情報通信研究機構(以下NICT)の成瀬 誠主任研究員、埼玉大学大学院理工学研究科の内田 淳史教授、慶應義塾大学大学院政策・メディア研究科 金 成主特任准教授らは、半導体レーザーから生じる光カオス(以下レーザーカオス)により発生した乱数を利用して、適応速度1GHzの学習に世界で初めて成功しました。

今回解いた問題:多本腕バンディット問題

強化学習は、未知の環境で試行錯誤を行いながら学習を行う方法です。今回解かれた「多本腕バンディット問題」は、「多数のスロットマシンが並んだカジノで儲けを最大にするためにどのようにすえばよいか?」を決める問題です。試し打ち=あたり台を見つけるための試行は、多すぎれば試し打ちだけで損をしてしまうし、少なすぎてはあたり台を見つけ損なう可能性もあります。また、あたり台が常に一定とは限りません。

このような「探索」と「決断」にジレンマが存在するような問題としては、ワイヤレス通信における周波数の割当て、データセンターでの計算資源の割当て、ロボット制御、Web広告などがあります。

多本腕バンディット問題(出典:http://www.nict.go.jp/press/2017/08/22-1.html)

高速な試行=高速な乱数発生

強化学習では、試行=入力信号の発生に乱数を用います。乱数の質が良く、発生速度が速いほど、短時間に多くの試行が可能になります。従来の強化学習で用いられていた疑似乱数は、コンピュータ上でアルゴリズムによって生成されるため、その速度には限界があり、また予測不可能性の点でも限界があります。

今回利用された「レーザーカオス」は、半導体レーザーの出力光を反射鏡によってレーザーに戻すことでレーザーが不安定になり出力される光の強度がランダムに変動する「戻り光レーザーカオス」と呼ばれる現象です。予測不可能性に優れておりかつ高速な乱数生成が可能にいなることで、注目されています。

綱引き原理による学習

今回の研究では、レーザーカオスを用いて、2台のスロットマシン(スロットマシン1、スロットマシン2)からあたり台を見つけるために、レーザーカオス光を1秒間に最大1000億回サンプリングして、設定した「閾値」との大小判定で意思決定を行いました。学習は「閾値」を「過去の戦績」に基づき上下する、「綱引き原理」と呼ばれる独自の方式を用いています。

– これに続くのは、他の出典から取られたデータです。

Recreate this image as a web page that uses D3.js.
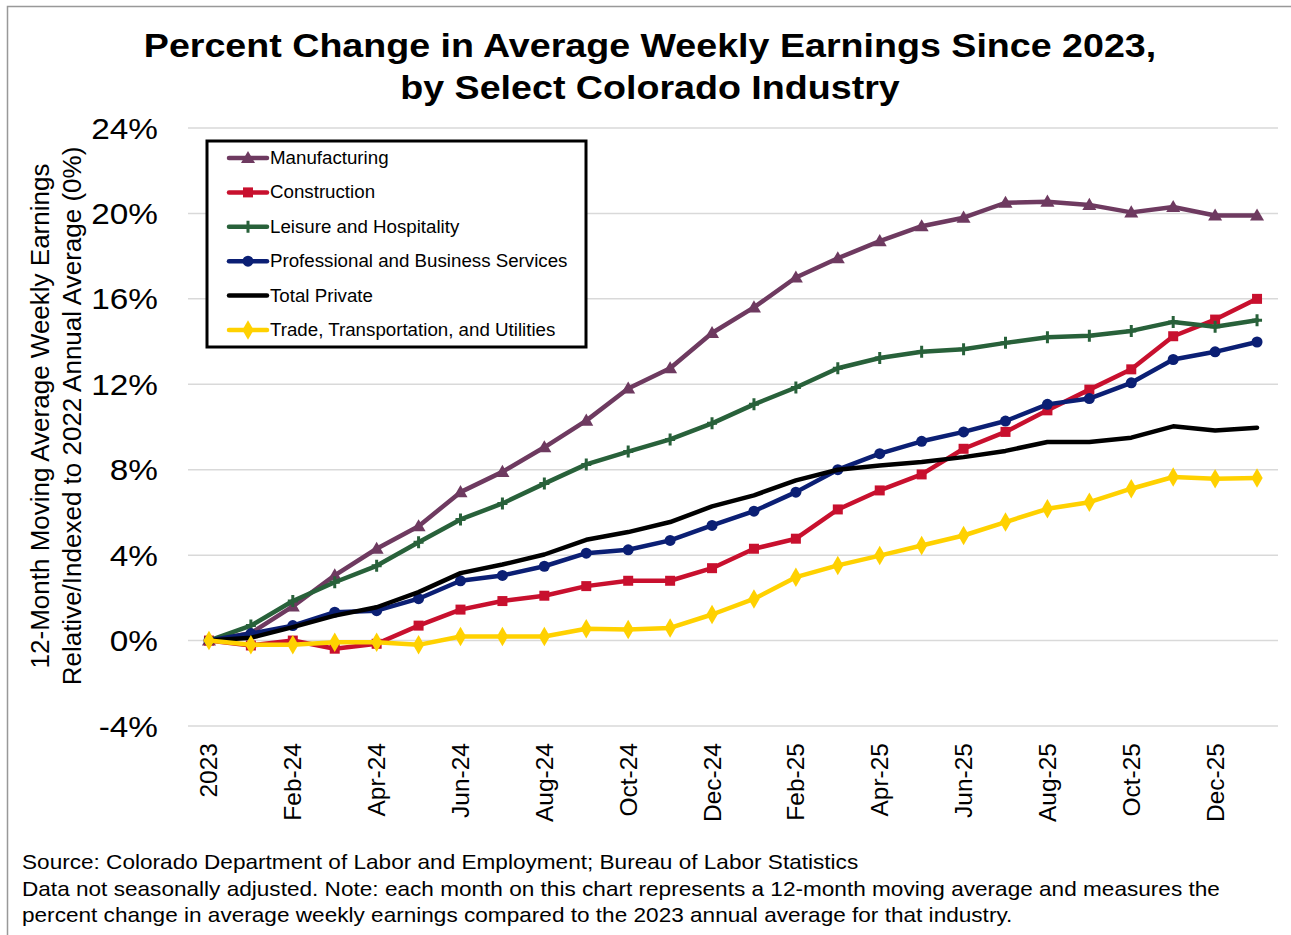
<!DOCTYPE html>
<html>
<head>
<meta charset="utf-8">
<script src="https://cdn.jsdelivr.net/npm/d3@7"></script>
<style>
  body { margin: 0; background: #fff; }
  text { font-family: "Liberation Sans", Arial, sans-serif; fill: #000; }
</style>
</head>
<body>
<svg id="chart" width="1291" height="935"></svg>
<script>
// categories: 2023 annual average, then monthly Jan-24 .. Jan-26
var months = ["2023",
  "Jan-24","Feb-24","Mar-24","Apr-24","May-24","Jun-24","Jul-24","Aug-24","Sep-24","Oct-24","Nov-24","Dec-24",
  "Jan-25","Feb-25","Mar-25","Apr-25","May-25","Jun-25","Jul-25","Aug-25","Sep-25","Oct-25","Nov-25","Dec-25",
  "Jan-26"];
var yTicks = [-4, 0, 4, 8, 12, 16, 20, 24];

// percent change per series
var manufacturing = [0, 0.35, 1.6, 3.05, 4.3, 5.35, 6.95, 7.9, 9.05, 10.3, 11.8, 12.75, 14.4,
  15.6, 17.0, 17.9, 18.7, 19.4, 19.8, 20.5, 20.55, 20.4, 20.05, 20.3, 19.9, 19.9];
var construction = [0, -0.23, 0.0, -0.38, -0.15, 0.7, 1.45, 1.85, 2.1, 2.55, 2.8, 2.8, 3.39,
  4.3, 4.77, 6.14, 7.03, 7.78, 8.98, 9.77, 10.78, 11.75, 12.7, 14.25, 15.03, 16.0];
var leisure = [0, 0.7, 1.85, 2.73, 3.5, 4.6, 5.67, 6.42, 7.35, 8.25, 8.85, 9.42, 10.17,
  11.06, 11.85, 12.75, 13.23, 13.52, 13.64, 13.94, 14.2, 14.27, 14.5, 14.92, 14.69, 15.0];
var professional = [0, 0.33, 0.7, 1.33, 1.4, 1.96, 2.8, 3.05, 3.48, 4.09, 4.25, 4.69, 5.39,
  6.06, 6.95, 8.0, 8.75, 9.33, 9.77, 10.28, 11.06, 11.33, 12.07, 13.16, 13.52, 13.98];
var totalPrivate = [0, 0.13, 0.63, 1.17, 1.56, 2.27, 3.16, 3.56, 4.03, 4.72, 5.08, 5.55, 6.28,
  6.8, 7.5, 8.0, 8.2, 8.36, 8.59, 8.88, 9.3, 9.3, 9.5, 10.03, 9.84, 9.97];
var trade = [0, -0.2, -0.2, -0.08, -0.08, -0.2, 0.19, 0.19, 0.19, 0.55, 0.52, 0.59, 1.22,
  1.95, 2.97, 3.52, 3.98, 4.45, 4.92, 5.55, 6.17, 6.48, 7.11, 7.66, 7.58, 7.61];

var seriesNames = ["Manufacturing", "Construction", "Leisure and Hospitality",
  "Professional and Business Services", "Total Private", "Trade, Transportation, and Utilities"];
var seriesValues = [manufacturing, construction, leisure, professional, totalPrivate, trade];
var seriesColors = ["#6e3a60", "#c8102e", "#28613a", "#0b1f74", "#000000", "#ffd100"];
var seriesMarkers = ["triangle", "square", "plus", "circle", "none", "diamond"];

var svg = d3.select("#chart");

// the original text is a bit wider than plain Arial, so stretch it sideways
function wideText(parent, tx, ty, sx, size, anchor, str, weight) {
  return parent.append("text")
    .attr("transform", "translate(" + tx + "," + ty + ") scale(" + sx + ",1)")
    .attr("text-anchor", anchor || "start")
    .style("font-size", size + "px")
    .style("font-weight", weight || "normal")
    .text(str);
}

// thin frame of the picture
svg.append("path")
  .attr("d", "M7.5,935 V6.5 H1291")
  .attr("fill", "none").attr("stroke", "#999").attr("stroke-width", 1.5);

var plot = {left: 188, right: 1278, top: 128, bottom: 726};

var x = d3.scalePoint().domain(months).range([plot.left, plot.right]).padding(0.5);
var y = d3.scaleLinear().domain([-4, 24]).range([plot.bottom, plot.top]);

// title
wideText(svg, 650, 57, 1.14, 33, "middle", "Percent Change in Average Weekly Earnings Since 2023,", "bold");
wideText(svg, 650, 99, 1.14, 33, "middle", "by Select Colorado Industry", "bold");

// gridlines
svg.append("g").selectAll("line").data(yTicks).enter().append("line")
  .attr("x1", plot.left).attr("x2", plot.right)
  .attr("y1", d => y(d)).attr("y2", d => y(d))
  .attr("stroke", "#d9d9d9").attr("stroke-width", 1.5);

// y tick labels
var yl = svg.append("g");
yTicks.forEach(function(t) {
  wideText(yl, 158, y(t) + 10.5, 1.15, 29, "end", t + "%");
});

// y axis title
var yt = svg.append("g").attr("transform", "translate(57,416) rotate(-90)");
yt.append("text").attr("x", 0).attr("y", -8).attr("text-anchor", "middle")
  .style("font-size", "26px").text("12-Month Moving Average Weekly Earnings");
yt.append("text").attr("x", 0).attr("y", 24).attr("text-anchor", "middle")
  .style("font-size", "26px").text("Relative/Indexed to 2022 Annual Average (0%)");

// x tick labels, every other month
svg.append("g").selectAll("text").data(months.filter((d, i) => i % 2 == 0 && i < 25)).enter()
  .append("text")
  .attr("transform", d => "translate(" + (x(d) + 8.5) + ",743) rotate(-90)")
  .attr("text-anchor", "end")
  .style("font-size", "24.5px")
  .text(d => d);

var symbolFor = {
  triangle: d3.symbol().type(d3.symbolTriangle).size(85),
  square: d3.symbol().type(d3.symbolSquare).size(100),
  circle: d3.symbol().type(d3.symbolCircle).size(95),
  diamond: d3.symbol().type(d3.symbolDiamond).size(110)
};

function drawMarker(g, kind, color, cx, cy) {
  if (kind == "none") return;
  if (kind == "plus") {
    g.append("path")
      .attr("d", "M" + (cx - 5) + "," + cy + "H" + (cx + 5) + "M" + cx + "," + (cy - 6) + "V" + (cy + 6))
      .attr("stroke", color).attr("stroke-width", 3).attr("fill", "none");
    return;
  }
  g.append("path").attr("d", symbolFor[kind]())
    .attr("transform", "translate(" + cx + "," + (kind == "triangle" ? cy + 1 : cy) + ")")
    .attr("fill", color);
}

var line = d3.line().x((d, i) => x(months[i])).y(d => y(d));

seriesValues.forEach(function(vals, s) {
  var g = svg.append("g");
  g.append("path").datum(vals).attr("d", line)
    .attr("fill", "none").attr("stroke", seriesColors[s])
    .attr("stroke-width", 4.5).attr("stroke-linejoin", "round").attr("stroke-linecap", "round");
  vals.forEach(function(v, i) {
    drawMarker(g, seriesMarkers[s], seriesColors[s], x(months[i]), y(v));
  });
});

// legend
var lg = svg.append("g");
lg.append("rect").attr("x", 207).attr("y", 141).attr("width", 379).attr("height", 206)
  .attr("fill", "#fff").attr("stroke", "#000").attr("stroke-width", 3);
seriesNames.forEach(function(name, s) {
  var cy = 158 + s * 34.4;
  lg.append("line").attr("x1", 229).attr("x2", 267).attr("y1", cy).attr("y2", cy)
    .attr("stroke", seriesColors[s]).attr("stroke-width", 4.5).attr("stroke-linecap", "round");
  drawMarker(lg, seriesMarkers[s], seriesColors[s], 248, cy);
  wideText(lg, 270, cy + 6, 1.07, 17.5, "start", name);
});

// footer
var notes = ["Source: Colorado Department of Labor and Employment; Bureau of Labor Statistics",
  "Data not seasonally adjusted. Note: each month on this chart represents a 12-month moving average and measures the",
  "percent change in average weekly earnings compared to the 2023 annual average for that industry."];
var ft = svg.append("g");
notes.forEach(function(n, i) {
  wideText(ft, 22, 869 + i * 26.5, 1.13, 20, "start", n);
});
</script>
</body>
</html>
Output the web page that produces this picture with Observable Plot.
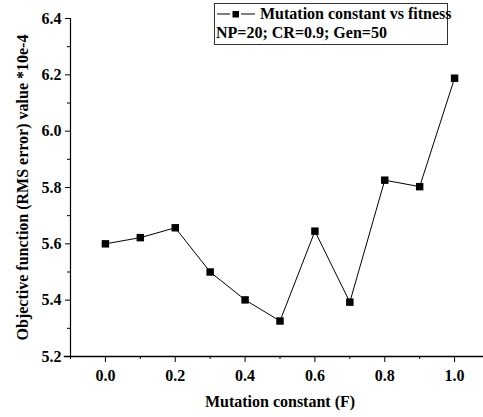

綱引き原理は、今回の研究に参加している金成主氏が発見した手法で、粘菌のふるまいから抽出した意思決定原理です。
参照情報:効率的に試行錯誤する方法 – 意思決定の物理原理 -(理科学研究所)

綱引き原理(出典:http://www.riken.jp/outreach/ip/24113/)

2017年2月には、金氏らが参加する自然知能グループで、アンスティチュ・フランセ東京で開催されたイベント「Digital Choc 2017—欲望する機械」に、インスタレーション「棒知能(Bar Intelligence 01)」を出展しています。

低レイテンシーでの強化学習、環境変化にも適応

結果、50ピコ秒間隔(毎秒200億回)のサンプリングでの試行が最も適応性に優れており、20回の試行(1ナノ秒)で9割以上の正解が得られました。また、10ナノ秒ごとに行われたあたり台の入れ替えにも、入れ替え直後に意思決定の性能が一旦劣化し、その後自律的に回復する「不確実な環境における適応」が見られました。

システムの概要と学習結果(図版出典:http://www.nict.go.jp/press/2017/08/22-1.html)

強化学習のボトルネックを解消

高速な物理乱数が利用できることで、従来技術では不可能だった高速化が可能になることが期待されます。また、フォトニクスを利用することで、安定性や集積性に優れたシステムの実現が可能になります。応用面では、フィンテックにおける超高速取引での意思決定やシステムのアービトレーション技術への応用が期待できます。

実用化にあたってはレーザーカオス光を用いた乱数発生器の小型化が課題となりますが、金沢大学の砂田 哲氏は二次元共振器構造で230μm× 1 mmの大きさのレーザーカオスデバイスの試作に成功しています。(「高速物理乱数生成を可能にする微小レーザカオスデバイスの研究」砂田 哲、電気通信普及財団 研究調査報告書 No.29 2014 )スマートフォンや各種デバイスへの搭載への可能性も見えてきています。